Floating Wind Turbines (F-WT) represent an important trade-off in terms of wind energy potential and economic feasibility. Among the floating concepts, Spar Buoy (SB) wind turbine is particularly suitable for deep waters. The motion response of such a structure depends on wind, wave and rotor conditions. Nowadays, only a limited number of experimental studies have been conducted on the dynamic response of F-WT even if the recent interest in renewable energies has increased the demand of quality physical model tests to optimize the design of innovative F-WT and to collect reliable and accurate data for further calibration and verification of numerical models. In the present work, the experience gained from the conduction of a 3D physical model experiment performed within the EU-Hydralab IV Integrated Infrastructure Initiative (http://hydralab.eu/) will be described.
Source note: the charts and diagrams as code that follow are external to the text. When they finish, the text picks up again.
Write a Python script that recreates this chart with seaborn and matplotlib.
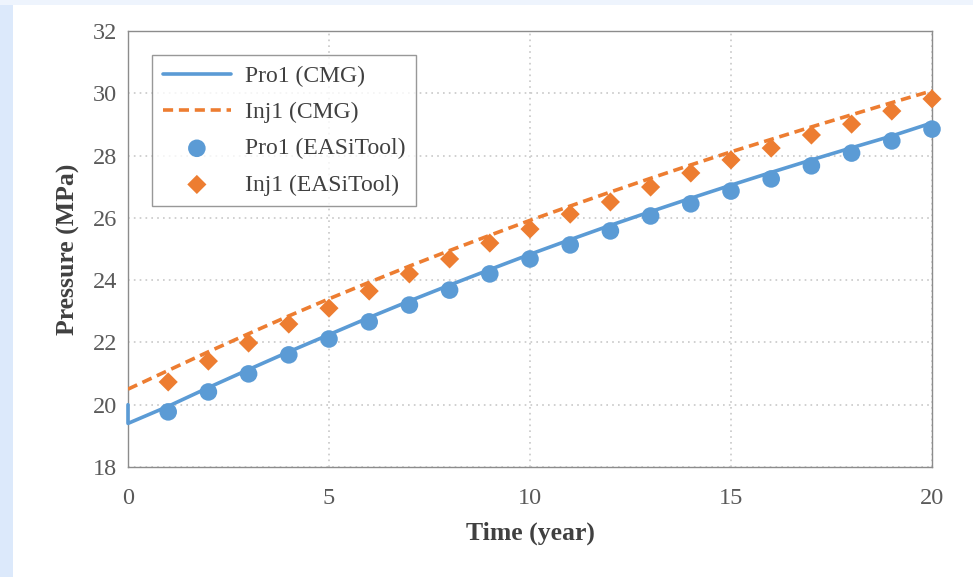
import matplotlib
matplotlib.use("Agg")
import matplotlib.pyplot as plt
import seaborn as sns
import numpy as np
from matplotlib.patches import Rectangle

sns.set_theme(style="white")
plt.rcParams['font.family'] = ['Liberation Serif', 'DejaVu Serif']

# CMG simulation curves (vertical step at t=0 for Pro1)
cmg_pro1_t = [0, 0, 1, 2, 3, 4, 5, 6, 7, 8, 9, 10, 11, 12, 13, 14, 15, 16, 17, 18, 19, 20]
cmg_pro1_p = [20.0, 19.4, 19.95, 20.55, 21.13, 21.7, 22.25, 22.8, 23.33, 23.84, 24.34, 24.83,
              25.3, 25.76, 26.2, 26.63, 27.05, 27.46, 27.86, 28.25, 28.63, 29.05]
cmg_inj1_t = [0, 1, 2, 3, 4, 5, 6, 7, 8, 9, 10, 11, 12, 13, 14, 15, 16, 17, 18, 19, 20]
cmg_inj1_p = [20.5, 21.1, 21.7, 22.28, 22.85, 23.4, 23.93, 24.45, 24.95, 25.44, 25.92, 26.38,
              26.83, 27.27, 27.7, 28.12, 28.52, 28.92, 29.31, 29.7, 30.08]

# EASiTool results
easi_t = [1, 2, 3, 4, 5, 6, 7, 8, 9, 10, 11, 12, 13, 14, 15, 16, 17, 18, 19, 20]
easi_pro1 = [19.77, 20.41, 20.99, 21.6, 22.11, 22.66, 23.2, 23.68, 24.2, 24.68, 25.13, 25.58,
             26.06, 26.45, 26.86, 27.25, 27.67, 28.08, 28.47, 28.85]
easi_inj1 = [20.73, 21.4, 21.98, 22.59, 23.1, 23.65, 24.2, 24.68, 25.19, 25.64, 26.12, 26.51,
             26.99, 27.44, 27.86, 28.24, 28.66, 29.01, 29.43, 29.82]

labels = ["Pro1 (CMG)", "Inj1 (CMG)", "Pro1 (EASiTool)", "Inj1 (EASiTool)"]
x_ticks = [0, 5, 10, 15, 20]
y_ticks = [18, 20, 22, 24, 26, 28, 30, 32]

blue = "#5B9BD5"
orange = "#ED7D31"

fig = plt.figure(figsize=(9.73, 5.77), dpi=100)
fig.patch.set_facecolor("white")
# light blue frame strips of the slide background
fig.patches.append(Rectangle((0, 0), 13/973, 1, transform=fig.transFigure,
                             facecolor="#dce9fb", edgecolor="none", zorder=-10))
fig.patches.append(Rectangle((0, 1 - 5/577), 1, 5/577, transform=fig.transFigure,
                             facecolor="#eef4fd", edgecolor="none", zorder=-10))

ax = fig.add_axes([128/973, 1 - 467/577, (932-128)/973, (467-31)/577])

sns.lineplot(x=cmg_pro1_t, y=cmg_pro1_p, estimator=None, sort=False, ax=ax,
             color=blue, linewidth=2.6, label=labels[0], zorder=5)
sns.lineplot(x=cmg_inj1_t, y=cmg_inj1_p, estimator=None, sort=False, ax=ax,
             color=orange, linewidth=2.6, label=labels[1], zorder=5)
ax.lines[0].set_clip_on(False)
ax.lines[1].set_dashes([2.8, 1.6])
sns.scatterplot(x=easi_t, y=easi_pro1, ax=ax, color=blue, marker="o", s=160,
                edgecolor="none", label=labels[2], zorder=4, clip_on=False)
sns.scatterplot(x=easi_t, y=easi_inj1, ax=ax, color=orange, marker="D", s=95,
                edgecolor="none", label=labels[3], zorder=4, clip_on=False)

ax.set_xlim(0, 20)
ax.set_ylim(18, 32)
ax.set_xticks(x_ticks)
ax.set_yticks(y_ticks)
ax.grid(True, linestyle=(0, (1, 2.5)), color="#c8c8c8", linewidth=1.2)
ax.set_axisbelow(True)
for s in ax.spines.values():
    s.set_color("#8c8c8c")
    s.set_linewidth(1.0)
    s.set_visible(True)
    s.set_zorder(2)
ax.tick_params(axis="both", length=0, labelsize=17.5, colors="#595959")
ax.tick_params(axis="x", pad=15)
ax.tick_params(axis="y", pad=8)
ax.set_xlabel("Time (year)", fontsize=18.5, fontweight="bold", color="#404040", labelpad=9)
ax.set_ylabel("Pressure (MPa)", fontsize=18.5, fontweight="bold", color="#404040", labelpad=9)

leg = ax.legend(loc="upper left", bbox_to_anchor=((152-128)/804, 1 - (55-31)/436),
                fontsize=17, frameon=True, fancybox=False, edgecolor="#7f7f7f",
                handlelength=2.9, handletextpad=0.6, borderpad=0.45, labelspacing=0.62,
                borderaxespad=0)
leg.get_frame().set_linewidth(1.0)
for t in leg.get_texts():
    t.set_color("#404040")

fig.savefig("out.png", dpi=100, facecolor=fig.get_facecolor())
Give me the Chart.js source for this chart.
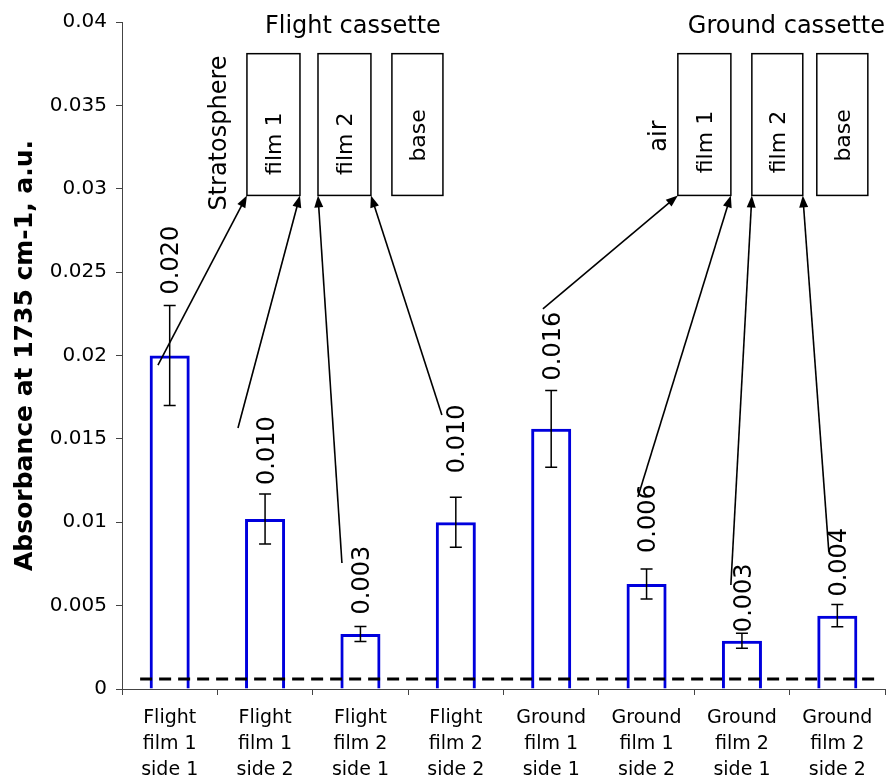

The objectives of the research activity have been mainly oriented: (i) to investigate the dynamic behavior of a SB floating structure and (ii) to overcome the limitation in the available public domain dataset. Observations of displacements of the floating structure and wave/wind induced tensions at the mooring lines have been carried out. In the present study, a frequency domain analysis is conducted in order to investigate the dynamic effects on the SB under co-directional and misaligned irregular waves/wind loads and extreme conditions. In particular, waves head in two directions, 0° and 20°, respectively, with reference to the structure. The results show that the dynamic response of the SB wind turbine in coupled wave-wind-induced analyses is influenced by both wave and wind loads effects.